** start **

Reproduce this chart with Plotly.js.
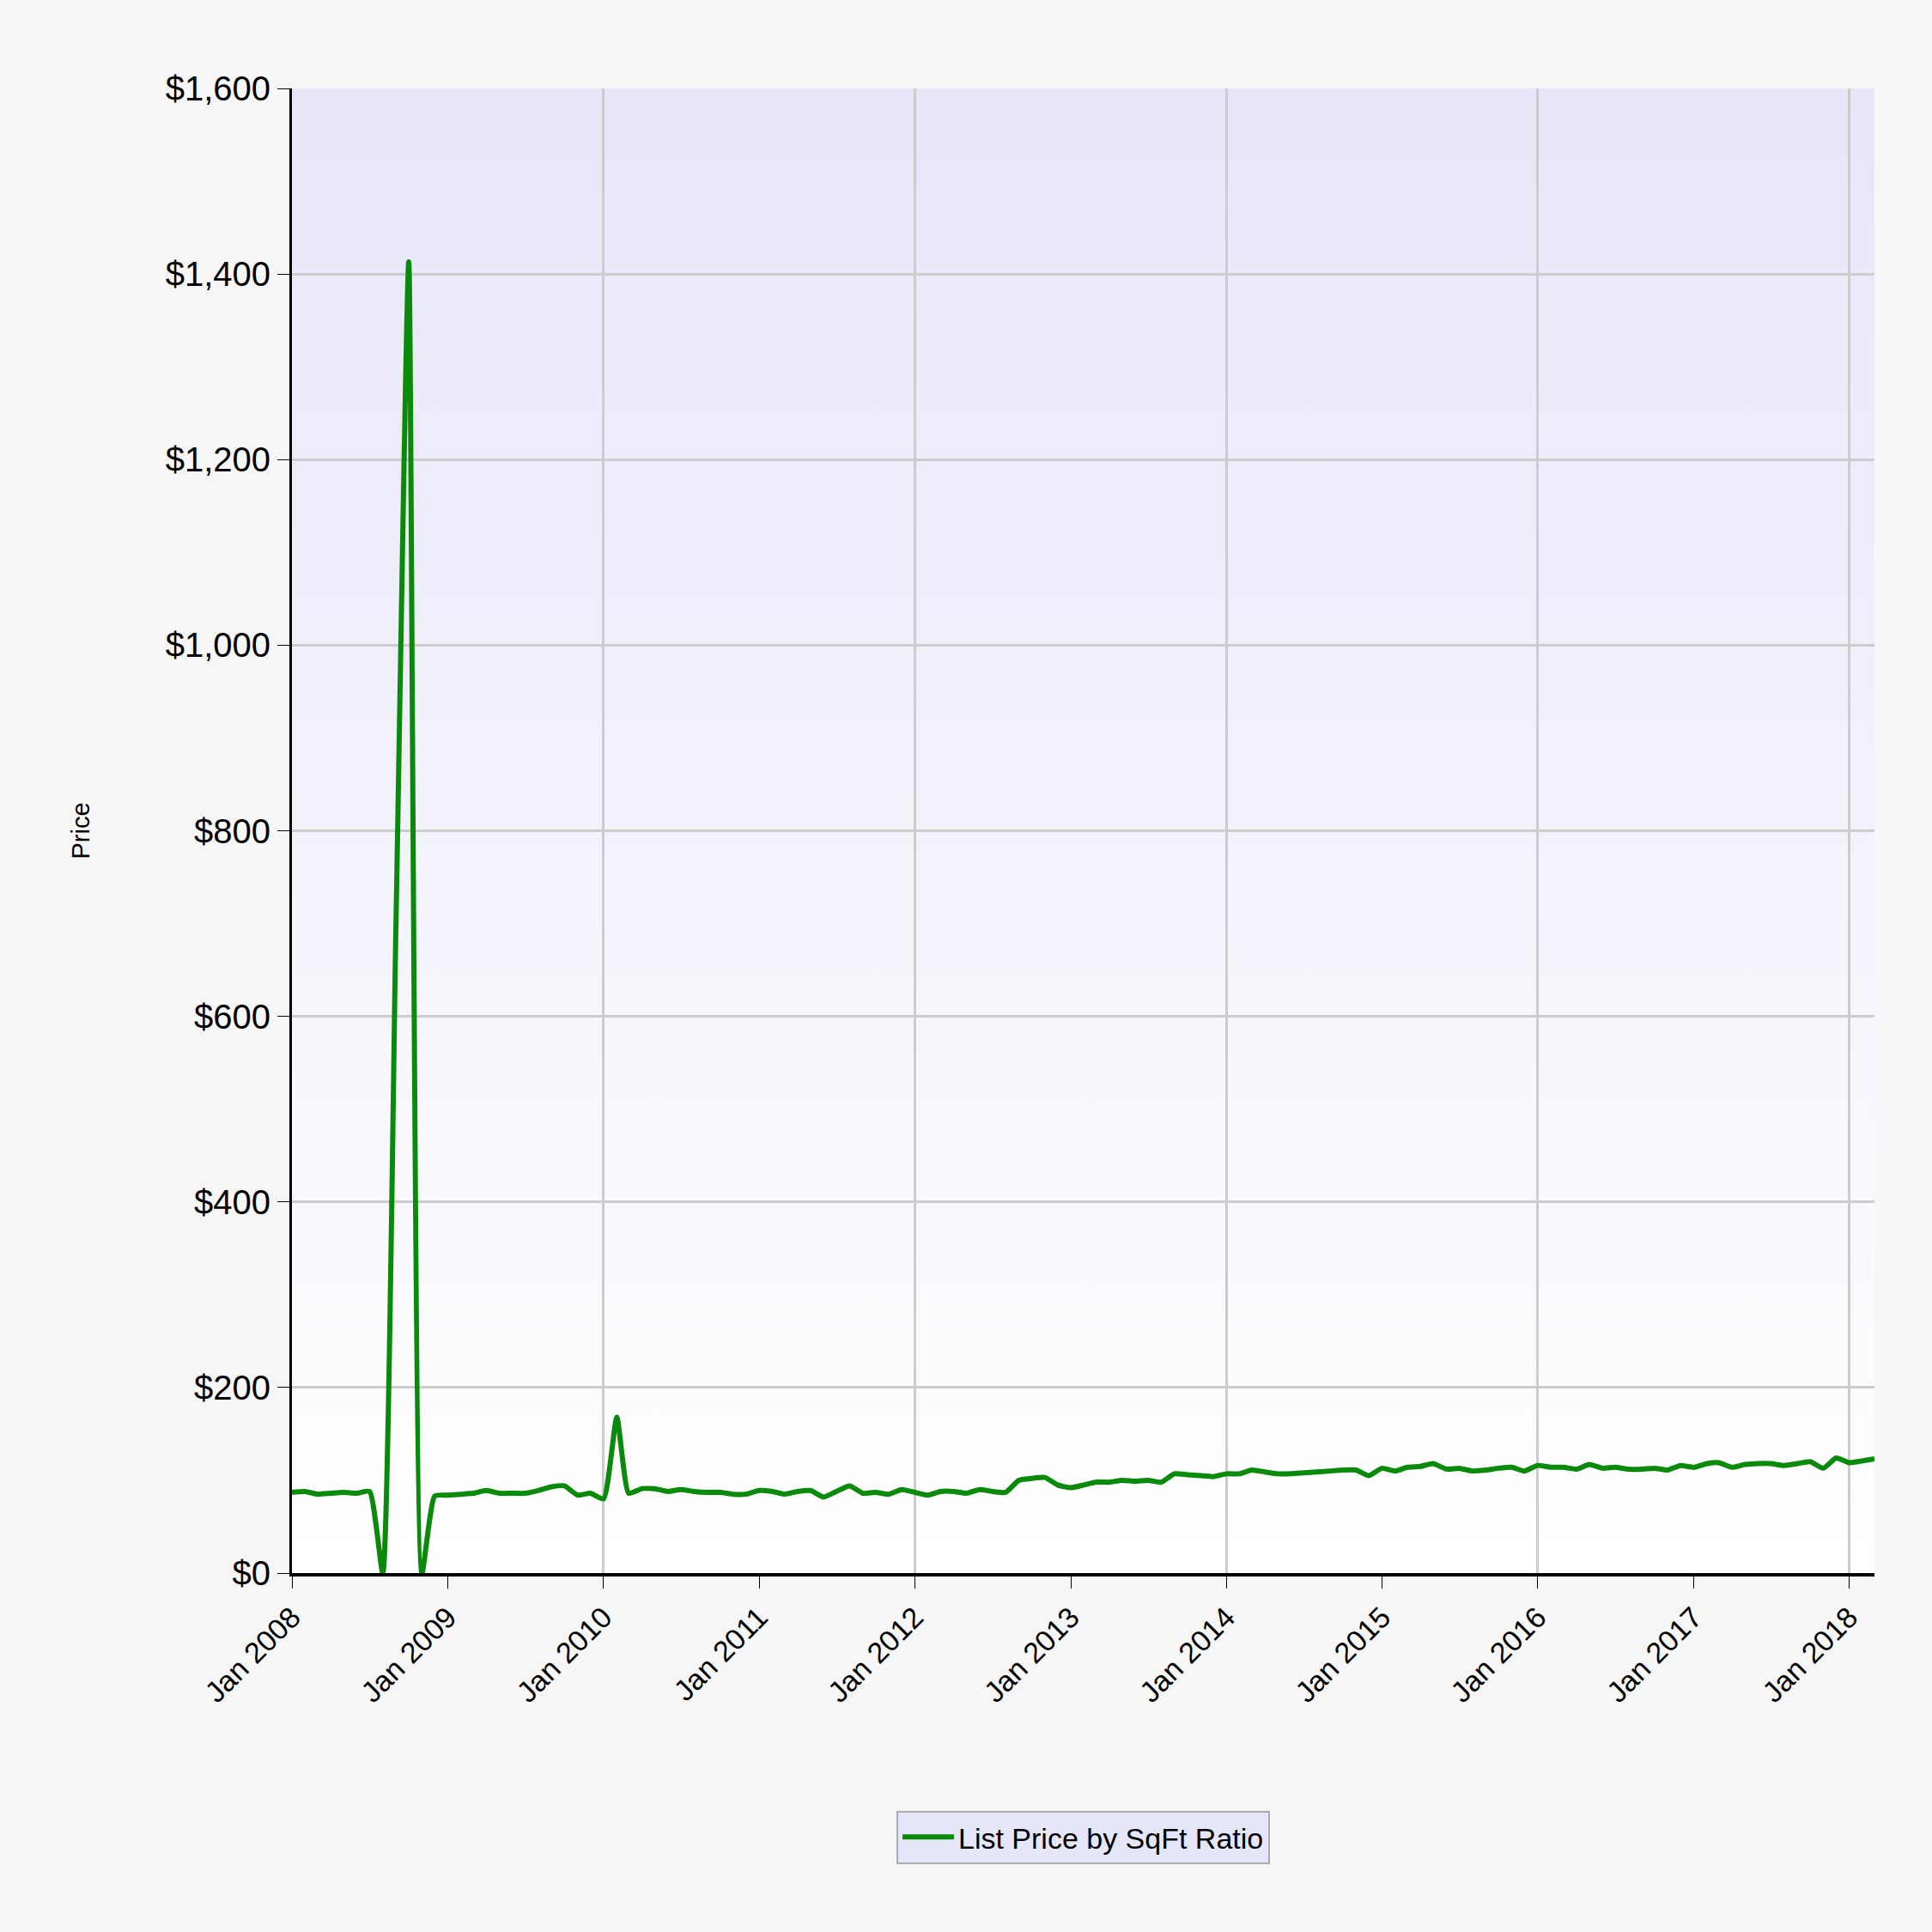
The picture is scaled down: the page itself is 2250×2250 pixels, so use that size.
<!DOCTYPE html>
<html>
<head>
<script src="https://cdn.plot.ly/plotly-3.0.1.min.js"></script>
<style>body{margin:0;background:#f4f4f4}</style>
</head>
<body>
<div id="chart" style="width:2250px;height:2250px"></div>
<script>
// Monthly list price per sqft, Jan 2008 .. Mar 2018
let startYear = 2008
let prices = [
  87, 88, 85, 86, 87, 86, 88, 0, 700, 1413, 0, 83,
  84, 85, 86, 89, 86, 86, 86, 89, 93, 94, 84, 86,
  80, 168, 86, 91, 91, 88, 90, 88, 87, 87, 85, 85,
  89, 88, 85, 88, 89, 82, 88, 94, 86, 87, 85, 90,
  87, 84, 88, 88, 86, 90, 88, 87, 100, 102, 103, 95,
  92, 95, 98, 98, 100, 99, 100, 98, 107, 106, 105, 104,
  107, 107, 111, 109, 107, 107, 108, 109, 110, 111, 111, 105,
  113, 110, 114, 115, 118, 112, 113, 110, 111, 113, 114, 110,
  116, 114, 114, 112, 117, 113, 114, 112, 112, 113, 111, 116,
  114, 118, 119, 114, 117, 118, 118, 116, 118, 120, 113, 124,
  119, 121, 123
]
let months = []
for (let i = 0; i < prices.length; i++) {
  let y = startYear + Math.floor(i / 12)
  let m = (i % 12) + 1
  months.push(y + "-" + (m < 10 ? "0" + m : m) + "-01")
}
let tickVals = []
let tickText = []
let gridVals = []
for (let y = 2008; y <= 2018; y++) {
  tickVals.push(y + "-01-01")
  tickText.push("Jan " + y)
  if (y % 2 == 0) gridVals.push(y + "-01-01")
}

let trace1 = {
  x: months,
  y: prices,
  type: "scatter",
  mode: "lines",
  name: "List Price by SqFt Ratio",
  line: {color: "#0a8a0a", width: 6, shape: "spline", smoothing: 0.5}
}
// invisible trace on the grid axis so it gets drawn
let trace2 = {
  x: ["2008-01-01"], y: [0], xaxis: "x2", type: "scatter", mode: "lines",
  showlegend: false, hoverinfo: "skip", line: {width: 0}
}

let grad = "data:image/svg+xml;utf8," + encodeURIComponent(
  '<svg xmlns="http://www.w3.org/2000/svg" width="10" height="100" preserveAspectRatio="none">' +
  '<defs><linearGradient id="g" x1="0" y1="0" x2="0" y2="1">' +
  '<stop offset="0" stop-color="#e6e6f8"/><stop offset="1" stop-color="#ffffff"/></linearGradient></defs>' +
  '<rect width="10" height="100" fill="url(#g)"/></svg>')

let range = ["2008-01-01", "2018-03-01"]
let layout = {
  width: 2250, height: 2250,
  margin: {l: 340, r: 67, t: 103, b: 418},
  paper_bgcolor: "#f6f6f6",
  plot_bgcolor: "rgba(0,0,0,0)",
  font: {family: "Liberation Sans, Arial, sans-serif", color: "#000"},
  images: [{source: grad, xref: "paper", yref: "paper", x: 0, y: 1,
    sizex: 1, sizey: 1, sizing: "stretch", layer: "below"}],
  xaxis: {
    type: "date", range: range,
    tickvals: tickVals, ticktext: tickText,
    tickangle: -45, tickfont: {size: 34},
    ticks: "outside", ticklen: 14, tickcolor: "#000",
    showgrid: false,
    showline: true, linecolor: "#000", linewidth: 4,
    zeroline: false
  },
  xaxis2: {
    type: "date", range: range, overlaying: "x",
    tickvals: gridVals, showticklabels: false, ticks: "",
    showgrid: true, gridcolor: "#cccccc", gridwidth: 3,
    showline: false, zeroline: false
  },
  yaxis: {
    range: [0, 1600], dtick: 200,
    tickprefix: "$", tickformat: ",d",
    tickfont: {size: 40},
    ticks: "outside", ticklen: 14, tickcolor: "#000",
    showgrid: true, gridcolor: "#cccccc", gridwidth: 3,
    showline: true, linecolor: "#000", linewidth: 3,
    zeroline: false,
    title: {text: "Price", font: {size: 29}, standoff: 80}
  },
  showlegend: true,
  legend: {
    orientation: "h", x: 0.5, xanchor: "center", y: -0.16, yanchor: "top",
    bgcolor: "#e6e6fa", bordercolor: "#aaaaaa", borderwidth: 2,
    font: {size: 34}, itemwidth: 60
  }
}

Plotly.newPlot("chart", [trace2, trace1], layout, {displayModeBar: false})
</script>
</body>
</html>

** end **

▶ _Aim of the exercise_:
Which lines of the material contain the string "chart"? List each of them.

▶ _Result of the exercise_:
Reproduce this chart with Plotly.js.
<div id="chart" style="width:2250px;height:2250px"></div>
Plotly.newPlot("chart", [trace2, trace1], layout, {displayModeBar: false})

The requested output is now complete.